Exercise goal:
Exact reproduction of the data is required, with images excluded.

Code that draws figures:
══════

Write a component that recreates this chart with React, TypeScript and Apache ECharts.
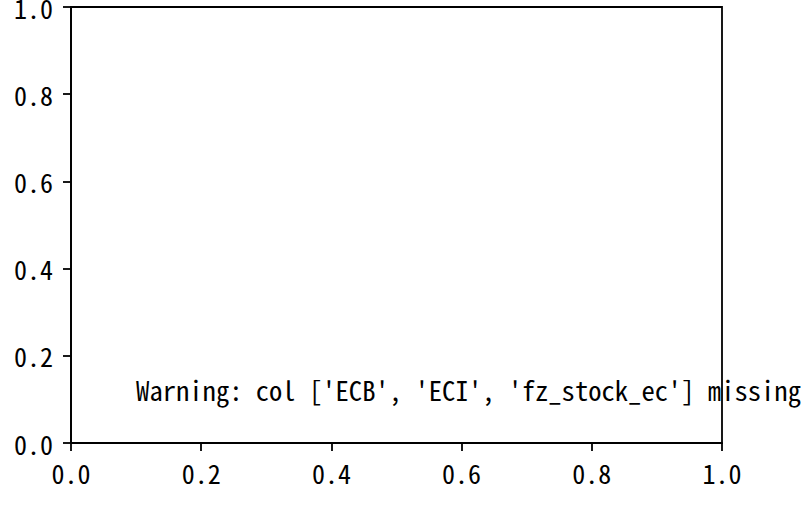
import React, { useEffect, useRef } from "react";
import * as echarts from "echarts";

// Axis tick values (both axes run from 0 to 1 in steps of 0.2)
const xTickValues = [0, 0.2, 0.4, 0.6, 0.8, 1.0];
const yTickValues = [0, 0.2, 0.4, 0.6, 0.8, 1.0];
const tickStep = 0.2;

// The only content: a warning text placed at data coordinates
const warningText = "Warning: col ['ECB', 'ECI', 'fz_stock_ec'] missing";
const warningAt = [0.1, 0.1];

const FONT = "'Noto Sans Mono CJK SC', 'Noto Sans CJK SC', monospace";
const TICK_FONT_SIZE = 26;
const TEXT_FONT_SIZE = 26.6;
const LINE_W = 1.8;

export default function App() {
  const ref = useRef<HTMLDivElement>(null);

  useEffect(() => {
    if (!ref.current) return;
    const chart = echarts.init(ref.current, undefined, { renderer: "svg" });

    const axisCommon = {
      type: "value" as const,
      interval: tickStep,
      splitLine: { show: false },
      axisLine: { show: true, onZero: false, lineStyle: { color: "#000", width: LINE_W } },
      axisTick: { show: true, inside: false, length: 8, lineStyle: { color: "#000", width: LINE_W } },
    };

    chart.setOption({
      animation: false,
      backgroundColor: "#fff",
      grid: {
        left: 71,
        right: 84,
        top: 7,
        bottom: 70,
        show: true,
        borderColor: "#000",
        borderWidth: LINE_W,
        backgroundColor: "transparent",
        containLabel: false,
        outerBoundsMode: "none",
      },
      xAxis: {
        ...axisCommon,
        min: xTickValues[0],
        max: xTickValues[xTickValues.length - 1],
        axisLabel: {
          margin: 16,
          color: "#000",
          fontFamily: FONT,
          fontSize: TICK_FONT_SIZE,
          formatter: (v: number) => v.toFixed(1),
        },
      },
      yAxis: {
        ...axisCommon,
        min: yTickValues[0],
        max: yTickValues[yTickValues.length - 1],
        axisLabel: {
          margin: 18,
          color: "#000",
          fontFamily: FONT,
          fontSize: TICK_FONT_SIZE,
          formatter: (v: number) => v.toFixed(1),
        },
      },
      series: [
        {
          type: "scatter",
          data: [],
          silent: true,
        },
      ],
    });

    const p = chart.convertToPixel({ gridIndex: 0 }, warningAt) as number[];
    if (p) {
      chart.setOption({
        graphic: [
          {
            type: "text",
            x: p[0],
            y: p[1] - 0.36 * TEXT_FONT_SIZE,
            z: 100,
            style: {
              text: warningText,
              fill: "#000",
              fontFamily: FONT,
              fontSize: TEXT_FONT_SIZE,
              align: "left",
              verticalAlign: "middle",
            },
          },
        ],
      });
    }

    return () => chart.dispose();
  }, []);

  return (
    <div
      ref={ref}
      style={{ position: "absolute", left: 0, top: 0, width: 806, height: 513, background: "#fff" }}
    />
  );
}
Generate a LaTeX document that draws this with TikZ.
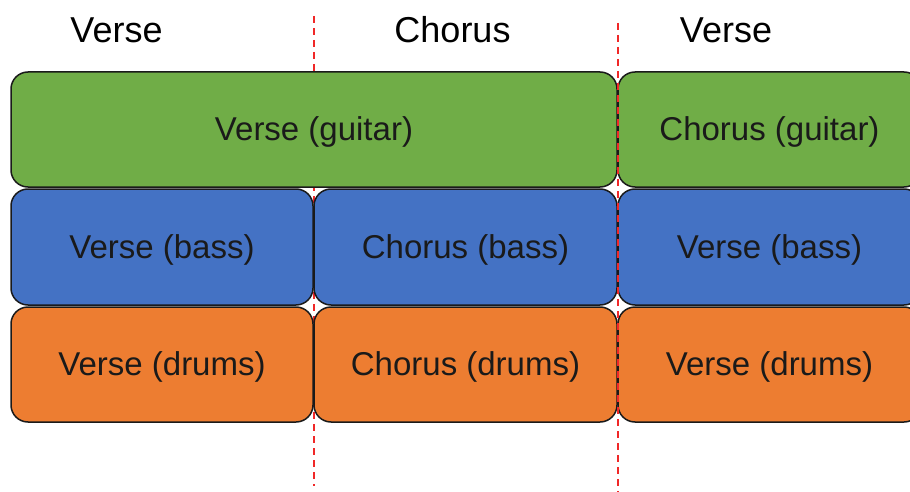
\documentclass[tikz,border=0pt]{standalone}
\usepackage{fontspec}
\setmainfont{Liberation Sans}
\definecolor{guitarfill}{HTML}{70AD47}
\definecolor{bassfill}{HTML}{4472C4}
\definecolor{drumfill}{HTML}{ED7D31}
\definecolor{inkdark}{HTML}{1A1A1A}
\definecolor{seamred}{RGB}{240,40,40}
\tikzset{
  part/.style={draw=inkdark, line width=1.5pt, rounded corners=17pt,
    inner sep=0pt, outer sep=0pt, text=inkdark,
    font=\fontsize{33}{39}\selectfont, text height=22pt, text depth=0pt},
  guitar/.style={part, fill=guitarfill},
  bass/.style={part, fill=bassfill},
  drums/.style={part, fill=drumfill},
  section/.style={anchor=base, inner sep=0pt, text=black,
    font=\fontsize{36}{42}\selectfont}
}
\begin{document}
\begin{tikzpicture}[x=1pt,y=-1pt]
\useasboundingbox (0,0) rectangle (910,492);

% section headings
\node[section] (h1) at (116.5,42.7) {Verse};
\node[section] (h2) at (452.5,42.7) {Chorus};
\node[section] (h3) at (726,42.7) {Verse};

% boundary between first verse and chorus (behind the parts)
\coordinate (s1top) at (313.5,16);
\coordinate (s1bot) at (313.5,486);
\draw[draw=seamred, line width=2pt, dash pattern=on 7pt off 5pt] (s1top) -- (s1bot);

% guitar row
\node[guitar, minimum width=606pt, minimum height=115pt] (g1) at (314,129.5) {Verse (guitar)};
\node[guitar, minimum width=303pt, minimum height=115pt] (g2) at (769.5,129.5) {Chorus (guitar)};

% bass row
\node[bass, minimum width=302pt, minimum height=116pt] (b1) at (162,247) {Verse (bass)};
\node[bass, minimum width=303pt, minimum height=116pt] (b2) at (465.5,247) {Chorus (bass)};
\node[bass, minimum width=303pt, minimum height=116pt] (b3) at (769.5,247) {Verse (bass)};

% drums row
\node[drums, minimum width=302pt, minimum height=115pt] (d1) at (162,364.5) {Verse (drums)};
\node[drums, minimum width=303pt, minimum height=115pt] (d2) at (465.5,364.5) {Chorus (drums)};
\node[drums, minimum width=303pt, minimum height=115pt] (d3) at (769.5,364.5) {Verse (drums)};

% boundary between chorus and second verse (over the parts)
\coordinate (s2top) at (617.5,23);
\coordinate (s2bot) at (617.5,492);
\draw[draw=seamred, line width=2pt, dash pattern=on 7pt off 5pt] (s2top) -- (s2bot);
\end{tikzpicture}
\end{document}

══════

The reply:
Write a component that recreates this chart with React, TypeScript and Apache ECharts.
import React, { useEffect, useRef } from "react";
import * as echarts from "echarts";

// Axis tick values (both axes run from 0 to 1 in steps of 0.2)
const xTickValues = [0, 0.2, 0.4, 0.6, 0.8, 1.0];
const yTickValues = [0, 0.2, 0.4, 0.6, 0.8, 1.0];
const tickStep = 0.2;

// The only content: a warning text placed at data coordinates
const warningText = "Warning: col ['ECB', 'ECI', 'fz_stock_ec'] missing";
const warningAt = [0.1, 0.1];

const FONT = "'Noto Sans Mono CJK SC', 'Noto Sans CJK SC', monospace";
const TICK_FONT_SIZE = 26;
const TEXT_FONT_SIZE = 26.6;
const LINE_W = 1.8;

export default function App() {
  const ref = useRef<HTMLDivElement>(null);

  useEffect(() => {
    if (!ref.current) return;
    const chart = echarts.init(ref.current, undefined, { renderer: "svg" });

    const axisCommon = {
      type: "value" as const,
      interval: tickStep,
      splitLine: { show: false },
      axisLine: { show: true, onZero: false, lineStyle: { color: "#000", width: LINE_W } },
      axisTick: { show: true, inside: false, length: 8, lineStyle: { color: "#000", width: LINE_W } },
    };

    chart.setOption({
      animation: false,
      backgroundColor: "#fff",
      grid: {
        left: 71,
        right: 84,
        top: 7,
        bottom: 70,
        show: true,
        borderColor: "#000",
        borderWidth: LINE_W,
        backgroundColor: "transparent",
        containLabel: false,
        outerBoundsMode: "none",
      },
      xAxis: {
        ...axisCommon,
        min: xTickValues[0],
        max: xTickValues[xTickValues.length - 1],
        axisLabel: {
          margin: 16,
          color: "#000",
          fontFamily: FONT,
          fontSize: TICK_FONT_SIZE,
          formatter: (v: number) => v.toFixed(1),
        },
      },
      yAxis: {
        ...axisCommon,
        min: yTickValues[0],
        max: yTickValues[yTickValues.length - 1],
        axisLabel: {
          margin: 18,
          color: "#000",
          fontFamily: FONT,
          fontSize: TICK_FONT_SIZE,
          formatter: (v: number) => v.toFixed(1),
        },
      },
      series: [
        {
          type: "scatter",
          data: [],
          silent: true,
        },
      ],
    });

    const p = chart.convertToPixel({ gridIndex: 0 }, warningAt) as number[];
    if (p) {
      chart.setOption({
        graphic: [
          {
            type: "text",
            x: p[0],
            y: p[1] - 0.36 * TEXT_FONT_SIZE,
            z: 100,
            style: {
              text: warningText,
              fill: "#000",
              fontFamily: FONT,
              fontSize: TEXT_FONT_SIZE,
              align: "left",
              verticalAlign: "middle",
            },
          },
        ],
      });
    }

    return () => chart.dispose();
  }, []);

  return (
    <div
      ref={ref}
      style={{ position: "absolute", left: 0, top: 0, width: 806, height: 513, background: "#fff" }}
    />
  );
}
Generate a LaTeX document that draws this with TikZ.
\documentclass[tikz,border=0pt]{standalone}
\usepackage{fontspec}
\setmainfont{Liberation Sans}
\definecolor{guitarfill}{HTML}{70AD47}
\definecolor{bassfill}{HTML}{4472C4}
\definecolor{drumfill}{HTML}{ED7D31}
\definecolor{inkdark}{HTML}{1A1A1A}
\definecolor{seamred}{RGB}{240,40,40}
\tikzset{
  part/.style={draw=inkdark, line width=1.5pt, rounded corners=17pt,
    inner sep=0pt, outer sep=0pt, text=inkdark,
    font=\fontsize{33}{39}\selectfont, text height=22pt, text depth=0pt},
  guitar/.style={part, fill=guitarfill},
  bass/.style={part, fill=bassfill},
  drums/.style={part, fill=drumfill},
  section/.style={anchor=base, inner sep=0pt, text=black,
    font=\fontsize{36}{42}\selectfont}
}
\begin{document}
\begin{tikzpicture}[x=1pt,y=-1pt]
\useasboundingbox (0,0) rectangle (910,492);

% section headings
\node[section] (h1) at (116.5,42.7) {Verse};
\node[section] (h2) at (452.5,42.7) {Chorus};
\node[section] (h3) at (726,42.7) {Verse};

% boundary between first verse and chorus (behind the parts)
\coordinate (s1top) at (313.5,16);
\coordinate (s1bot) at (313.5,486);
\draw[draw=seamred, line width=2pt, dash pattern=on 7pt off 5pt] (s1top) -- (s1bot);

% guitar row
\node[guitar, minimum width=606pt, minimum height=115pt] (g1) at (314,129.5) {Verse (guitar)};
\node[guitar, minimum width=303pt, minimum height=115pt] (g2) at (769.5,129.5) {Chorus (guitar)};

% bass row
\node[bass, minimum width=302pt, minimum height=116pt] (b1) at (162,247) {Verse (bass)};
\node[bass, minimum width=303pt, minimum height=116pt] (b2) at (465.5,247) {Chorus (bass)};
\node[bass, minimum width=303pt, minimum height=116pt] (b3) at (769.5,247) {Verse (bass)};

% drums row
\node[drums, minimum width=302pt, minimum height=115pt] (d1) at (162,364.5) {Verse (drums)};
\node[drums, minimum width=303pt, minimum height=115pt] (d2) at (465.5,364.5) {Chorus (drums)};
\node[drums, minimum width=303pt, minimum height=115pt] (d3) at (769.5,364.5) {Verse (drums)};

% boundary between chorus and second verse (over the parts)
\coordinate (s2top) at (617.5,23);
\coordinate (s2bot) at (617.5,492);
\draw[draw=seamred, line width=2pt, dash pattern=on 7pt off 5pt] (s2top) -- (s2bot);
\end{tikzpicture}
\end{document}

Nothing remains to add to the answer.